The testator did, in part, select a fixed line of inheritable succession limited to the issue of the body of his devisee, but by express inclusion, he then provided that the heirs and assigns of the devisee were to take, and thus the regular and general succession of the statutory heirs at law was not cut off. Under the terms of the devise, the line of inheritable succession in the selected line could not continue so long as posterity endures in the regular course of descent, for the testator has provided otherwise, and for that reason no estate tail in the first taker was created. The result is that the devisees named as taking life estates took life estates and no more, the remainders going to the issue and the heirs and assigns of such issue of the respectively named devisees of the life estates. We are not now concerned with the interests of the remaindermen, for they are not parties to this action.
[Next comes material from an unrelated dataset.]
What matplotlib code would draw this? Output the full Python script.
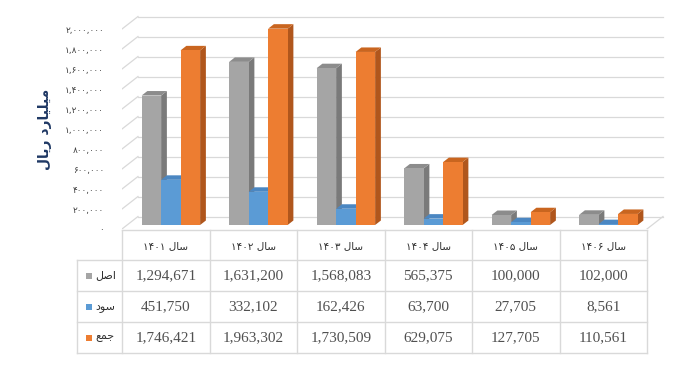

It having been shown that estates tail were not created, it is not necessary that we consider the question discussed in the briefs as to whether the limitation over on failure of issue is upon definite or indefinite failure.

The trial court erred in concluding that the two devises created estates tail and that therefore the title to the oil-and-gas leases is merchantable, and its judgment is reversed with instructions to render judgment in favor of the defendant.